How India looks at Russia?

  • Special Strategic Partner: Vladimir Putin’s Russia continues to be valued as the heir to the Soviet Union and as a special strategic partner.
  • Ukraine war has not affected the ties: Putin’s aggression against Ukraine and his brutal bombing of its civilian population, which Moscow claims is an integral part of Russia, has hardly made a dent in the way the Indian political classes think about the crisis.
  • Russia as anti-imperialist: On the left and centre of the Indian political spectrum, the Soviet Union has been viewed purely through the ideological lens of progressive politics nationalist, internationalist, communist and anti-imperialist. That lens, however, is detached from the history of Russia and the continuing struggles for its political soul.
  • Russia as best friend forever: Within the strategic community, the conviction that Russia is India’s “best friend forever” leaves little room for a nuanced view of Russia’s domestic and international politics.

Understanding Russia’s behaviour through Russian History

  • The Bolshevik Revolution: It is initially sought to destroy the Russian Orthodox Church, eventually leveraged it in the deification of the Soviet state and lent a religious colour to the claim of Russian exceptionalism.
  • Alliance with orthodoxy: Putin has taken the alliance with the Russian Orthodox Church to a higher level. For the Russian nationalists today, the effort to take back Ukraine is a “holy war”.
  • Limited sovereignty to other communist state: After the Second World War, Soviet Russia insisted that fellow communist states had only “limited sovereignty” and Moscow had the right to intervene to keep them on the straight and narrow path of socialism and prevent their destabilisation. The military invasions in Hungary (1956), Czechoslovakia (1968), and Afghanistan (1979) were motivated by this impulse.
  • Russia has not given up Imperialist tradition: In claiming that Ukraine has no sovereignty of its own, Putin is merely following that imperial tradition as well as the conviction that Ukraine, Belarus and Russian-speaking people everywhere are part of the “Russkiy Mir” or the “Russian world”.
  • Mao’s characterization of Russia: After he broke from the Russian communists, Mao began to characterise Russia as an “imperial power”. Mao had not forgotten the persistent tension between the Chinese and Russian empires.

Russia

Analyzing Russia’s internal politics

  • Weak federalism by Lenin: The founder of the Soviet Union, Vladimir Lenin warned against the dangers of “great Russian chauvinism”. He insisted on structuring a federal polity with the right of various nationalities to secede.
  • Strong soviet by Stalin: Stalin, however, turned Russian federalism into a hollow shell and erased the difference between the “Soviet Union” and “Soviet Russia”.
  • Putin refuse to recognize Ukraine: Putin denounced Lenin for giving a separate identity to Ukraine. “Modern Ukraine”, Putin said, “can with good reason be called ‘Vladimir Ilyich Lenin’s Ukraine’.”
  • Stalling the democratic process: The enduring autocratic impulse in Moscow that is rooted in the stalled democratic revolution. Traditionally, the Russian fear of disorder has left the population to put great faith in strong leaders.
  • Centralising tendency: The frequent but unsuccessful efforts at political liberalisation have left a fertile ground in Russia for centralising power under leaders like Putin and increasing the chances of grave miscalculation.

Russia

What should be the India’s approach towards Russia?

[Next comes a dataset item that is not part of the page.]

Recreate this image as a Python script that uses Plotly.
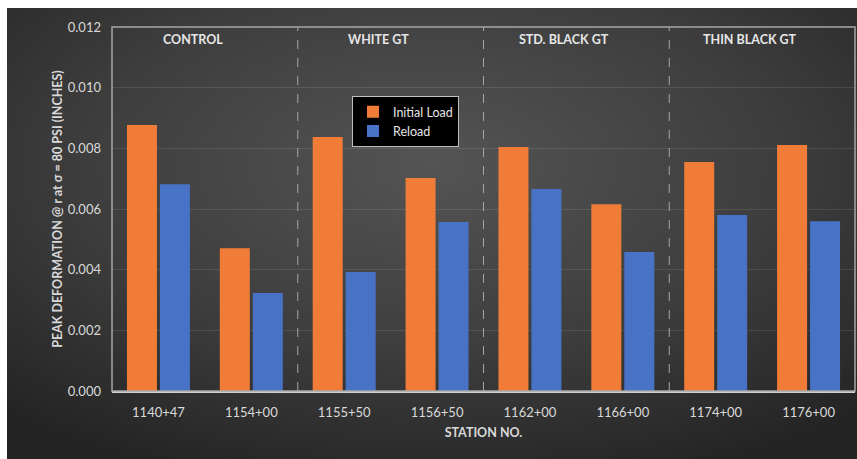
import plotly.graph_objects as go

# Station data: peak deformation at radius r under 80 psi contact stress
stations = ["1140+47", "1154+00", "1155+50", "1156+50",
            "1162+00", "1166+00", "1174+00", "1176+00"]
initial_load = [0.00877, 0.00471, 0.00837, 0.00702,
                0.00804, 0.00616, 0.00755, 0.00811]
reload_vals = [0.00682, 0.00323, 0.00392, 0.00557,
               0.00666, 0.00458, 0.00580, 0.00560]

# Test-section groups (two stations each)
sections = ["CONTROL", "WHITE GT", "STD. BLACK GT", "THIN BLACK GT"]
y_ticks = [0.000, 0.002, 0.004, 0.006, 0.008, 0.010, 0.012]

FONT = "Lato, 'Open Sans', sans-serif"
TXT = "#d9d9d9"

fig = go.Figure()
fig.add_trace(go.Bar(x=stations, y=initial_load, name="Initial Load",
                     marker=dict(color="#f07c38", line=dict(width=0))))
fig.add_trace(go.Bar(x=stations, y=reload_vals, name="Reload",
                     marker=dict(color="#4772c6", line=dict(width=0))))

# Dark radial-gradient chart area background
bg_svg = (
    "data:image/svg+xml;utf8,"
    "<svg xmlns='http://www.w3.org/2000/svg' width='850' height='451' preserveAspectRatio='none'>"
    "<defs><radialGradient id='g' cx='50%' cy='35%' r='75%'>"
    "<stop offset='0' stop-color='%23545454'/>"
    "<stop offset='0.55' stop-color='%233d3d3d'/>"
    "<stop offset='1' stop-color='%23232323'/>"
    "</radialGradient></defs>"
    "<rect width='850' height='451' fill='url(%23g)'/></svg>"
)

L, R, T, B = 112, 2, 27, 68
W, H = 857, 459
pw, ph = W - L - R, H - T - B

fig.add_layout_image(dict(
    source=bg_svg, xref="paper", yref="paper",
    x=(7 - L) / pw, y=(H - B - 8) / ph,
    sizex=(W - 7) / pw, sizey=(H - 8) / ph,
    xanchor="left", yanchor="top", sizing="stretch", layer="below"))

# Section separators between station pairs
for k in range(1, len(sections)):
    fig.add_shape(type="line", xref="x", yref="paper",
                  x0=2 * k - 0.5, x1=2 * k - 0.5, y0=0, y1=1,
                  line=dict(color="#a6a6a6", width=1, dash="dash"))

# Plot-area frame
fig.add_shape(type="rect", xref="paper", yref="paper", x0=0, x1=1, y0=0, y1=1,
              line=dict(color="#a6a6a6", width=1.5), layer="above")

for k, name in enumerate(sections):
    fig.add_annotation(x=2 * k + 0.5, y=0.0116, xref="x", yref="y",
                       text=f"<b>{name}</b>", showarrow=False, xshift=-12,
                       font=dict(family=FONT, size=12.5, color="#e6e6e6"))

fig.update_layout(
    width=W, height=H,
    margin=dict(l=L, r=R, t=T, b=B),
    paper_bgcolor="white",
    plot_bgcolor="rgba(0,0,0,0)",
    barmode="group", bargap=0.29, bargroupgap=0.09,
    font=dict(family=FONT, color=TXT, size=12),
    legend=dict(x=0.323, y=0.81, xanchor="left", yanchor="top",
                bgcolor="black", bordercolor="#bfbfbf", borderwidth=1,
                font=dict(family=FONT, size=12.5, color="#e6e6e6"),
                itemsizing="constant", itemwidth=30, tracegroupgap=0),
    xaxis=dict(showgrid=False, showline=True, linecolor="#d0d0d0", linewidth=2,
               ticks="", ticklabelstandoff=8,
               tickfont=dict(family=FONT, size=13, color=TXT),
               title=dict(text="<b>STATION NO.</b>", standoff=10,
                          font=dict(family=FONT, size=12.5, color=TXT))),
    yaxis=dict(range=[0, 0.012], tickvals=y_ticks,
               ticktext=[f"{v:.3f}" for v in y_ticks],
               showgrid=True, gridcolor="rgba(255,255,255,0.1)", gridwidth=1,
               zeroline=False, showline=False, ticks="", ticklabelstandoff=10,
               tickfont=dict(family=FONT, size=13, color=TXT),
               title=dict(text="<b>PEAK DEFORMATION @ r at σ = 80 PSI (INCHES)</b>",
                          standoff=2,
                          font=dict(family=FONT, size=12.5, color=TXT))),
)

fig.write_html("out.html")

  • Not directly criticize Russia: Although it has been reluctant to directly criticise Russian aggression, official India is not blind to the fact that Putin’s “special military operation” has gone horribly wrong.
  • Taking note of changing world order: India will inevitably find ways to adjust to the tectonic shifts in the world order triggered by Putin’s misadventure.
  • Learning from Putin’s mistake: The Indian political and strategic communities must come to terms with the many complex factors that have contributed to Putin’s egregious errors in Ukraine.

Conclusion

  • To understand how the war in Ukraine might play out and its longer-term consequences for India, India’s discourse must pay greater attention to the turbulent history of Russia and its troubled relations with its Central European neighbours.